We began working to ensure that we had the optimal u-net architecture first. This meant finding the smallest architecture that still yielded meaningful results. This was because we wanted our input features to be as small as possible to the network. After we accomplished this, it was time to go back through the code for the dendritic model and clean it up so that it was modular and usable for our new inputs. First, however, we needed to generate our new labels for each image, i.e. whether a contour was easily discernible from the background or not. For this, we used the statistics I had generated and chose a threshold of percent of correct choices by the test subjects to dictate that the contour was easily discernible or not. This gave us our new labels. Next, I went into the dendritic model code and made some functions for saving weights and caching previous iterations of the model. This was important for rapid iteration and testing of the model.

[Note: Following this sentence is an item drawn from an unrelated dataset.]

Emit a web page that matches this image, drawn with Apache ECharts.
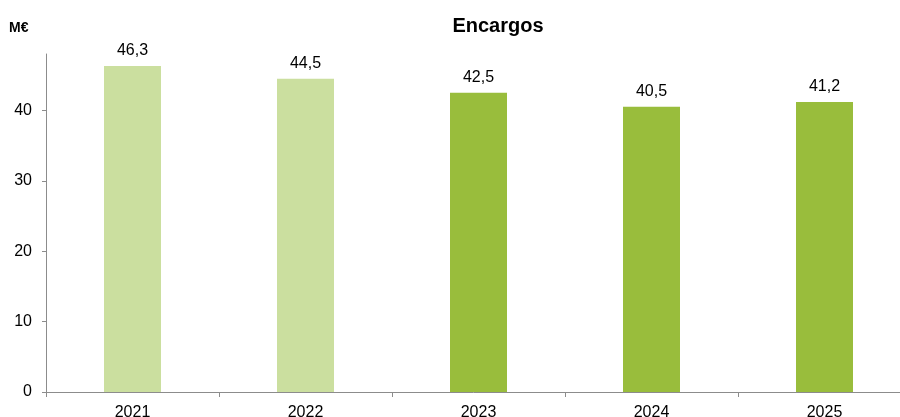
<!DOCTYPE html>
<html>
<head>
<meta charset="utf-8">
<script src="https://cdn.jsdelivr.net/npm/echarts@6/dist/echarts.min.js"></script>
<style>
  html, body { margin: 0; padding: 0; background: #fff; }
  #chart { width: 900px; height: 417px; }
</style>
</head>
<body>
<div id="chart"></div>
<script>
// Encargos por ano (M€)
const years = ['2021', '2022', '2023', '2024', '2025'];
const encargos = [46.3, 44.5, 42.5, 40.5, 41.2];
const barColors = ['#cbdf9f', '#cbdf9f', '#99bd3c', '#99bd3c', '#99bd3c'];
const yTicks = [0, 10, 20, 30, 40];

const font = 'Arial, "Liberation Sans", sans-serif';
const chart = echarts.init(document.getElementById('chart'), null, { renderer: 'canvas' });

chart.setOption({
  animation: false,
  backgroundColor: '#ffffff',
  title: {
    text: 'Encargos',
    left: 493,
    top: 11,
    textAlign: 'center',
    textStyle: { fontFamily: font, fontSize: 20, fontWeight: 'bold', color: '#000' }
  },
  graphic: [{
    type: 'text',
    left: 9,
    top: 21,
    style: { text: 'M€', font: 'bold 14px ' + font, fill: '#000' }
  }],
  // the plot area runs a little past the right edge of the canvas
  grid: { left: 46, right: -11, top: 54, bottom: 25, containLabel: false, outerBoundsMode: 'none' },
  xAxis: {
    type: 'category',
    data: years,
    axisLine: { lineStyle: { color: '#8c8c8c', width: 1 } },
    axisTick: { show: true, length: 5, lineStyle: { color: '#8c8c8c' } },
    axisLabel: { fontFamily: font, fontSize: 16, color: '#000', margin: 13 }
  },
  yAxis: {
    type: 'value',
    min: 0,
    max: 48,
    interval: 10,
    splitLine: { show: false },
    axisLine: { show: true, lineStyle: { color: '#8c8c8c', width: 1 } },
    axisTick: { show: true, length: 4, customValues: yTicks, lineStyle: { color: '#8c8c8c' } },
    axisLabel: { fontFamily: font, fontSize: 16, color: '#000', margin: 14, customValues: yTicks }
  },
  series: [{
    type: 'bar',
    barWidth: 57,
    data: encargos.map((v, i) => ({ value: v, itemStyle: { color: barColors[i] } })),
    label: {
      show: true,
      position: 'top',
      distance: 7,
      fontFamily: font,
      fontSize: 16,
      color: '#000',
      formatter: p => p.value.toFixed(1).replace('.', ',')
    }
  }]
});
</script>
</body>
</html>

In tandem with this, I kept writing my paper. I found that as I wrote the paper, it became more apparent to me how much we had actually accomplished in these two months. We had done meaningful work that was genuinely new and could stand out from all the other work that had been done in the field. In the final days of the week, I had to do most of the new work. I ran the model on the new dataset and got the relevant results. This almost took until the last minute since I also had to take some time to move out of my apartment on Busch. Then, I had to clean up the plots which I had generated and put them together in a meaningful way. I also used the plots from our presentation to Dr. Silverstein. Being able to bring together all of this work into one coherent paper was really rewarding in the end. It was really amazing to see what only two months of research could yield.
Being in this program has been an invaluable experience that most undergraduate students don't get to experience. I am thankful to have had this opportunity and I am really appreciative for all of the effort put in by the DIMACS REU staff and faculty for making this possible. I am also lucky to be able to continue this research past the duration of the program. I am excited to see what this work will yield in the future.